Soy herrerista ante todo porque soy fiel admirador de Raúl Herrero, escritor inclasificable, amante del dadaísmo y de otros ismos, autor de libros sorprendentes, radicales en sus apuestas estéticas, como Así se cuece a un hombre, El éxtasis, sus libros del Ciclo del 9 como el Libro de canciones de Ángela, o Cervantes de perfil o la venta de los milagros, entre otros muchos, y editor personalísimo, arriesgado y audaz que ha sabido mantener una editorial literaria, «Libros del innombrable», al margen de modas y desafíos comerciales durante 25 años en los que sólo el hecho de no arruinarse ya es una hazaña mayúscula.

Es el editor de Fernando Arrabal y el editor de los patafísicos, y ahí está su edición de Gestas y opiniones del doctor Faustroll, patafísico de Alfred Jarry, la obra clásica de esta corriente filosófico-artística que cautivó a Duchamp o a Dalí. Pero también es el editor de los postistas (él mismo preparó una Antología de poesía postista y editó a Chicharro), entre ellos especialísimamente de Antonio Fernández Molina, a quien considera su maestro y a quien tanto respetamos los que conocimos su actitud de artista radical; y el editor de Silverio Lanza, «el raro de Getafe», de Jerónimo López Mozo, del gran Agustín Espinosa, de Pedro Garfias, Edgar Neville, Francisco Nieva, Cirlot, Giménez Caballero, Leyva, Alfonso López Gradolí, Josep Soler, Clara Janés, Federico González o Antonio Beneyto. Su colección Biblioteca Golpe de Dados, en homenaje al poema «Un golpe de dados jamás abolirá el azar», de Stéphane Mallarmé, tiene una nómina de autores verdaderamente excepcional. Y hasta conmovedora.

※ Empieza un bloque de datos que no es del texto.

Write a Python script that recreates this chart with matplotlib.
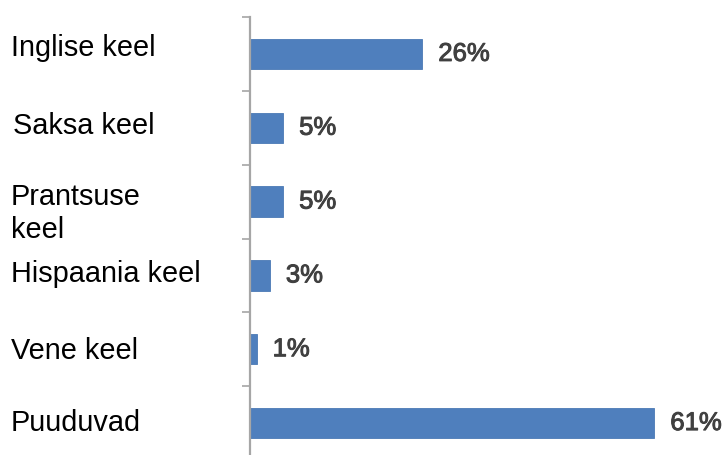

También ha publicado a Shakespeare, Hölderlin, Goethe, Apollinaire, Rubén Darío (editó Los raros), Giordano Bruno, Baudelaire… Y nunca, y esto es muy importante, ha dado la espalda a Aragón, pues ha editado a aragoneses como Paco Úriz, Alejandro Ratia, Mariano Esquillor, Andrés Ortiz Osés, José María Valtueña, José Antonio Conde, María Pilar Martínez Barca y unos cuantos más. 

«Mi modelo de editor es el opuesto al que vincula la lectura con una forma de ocio o de simple distracción», le declaró en una entrevista a Antón Castro. Y eso lo define muy bien. Raúl Herrero nunca baja el listón de lo que él entiende por gran literatura, aunque a consecuencia de ello pierda por el camino a la legión de lectores menos exigentes.

Su editorial es un lujo para esta tierra y este justísimo Premio a la Trayectoria Profesional en el sector del libro que se le ha concedido no podía estar mejor otorgado, aunque mal esté que yo lo diga pues formaba parte del jurado. Pero hay evidencias incuestionables. Enhorabuena, Herrero, y por muchos años.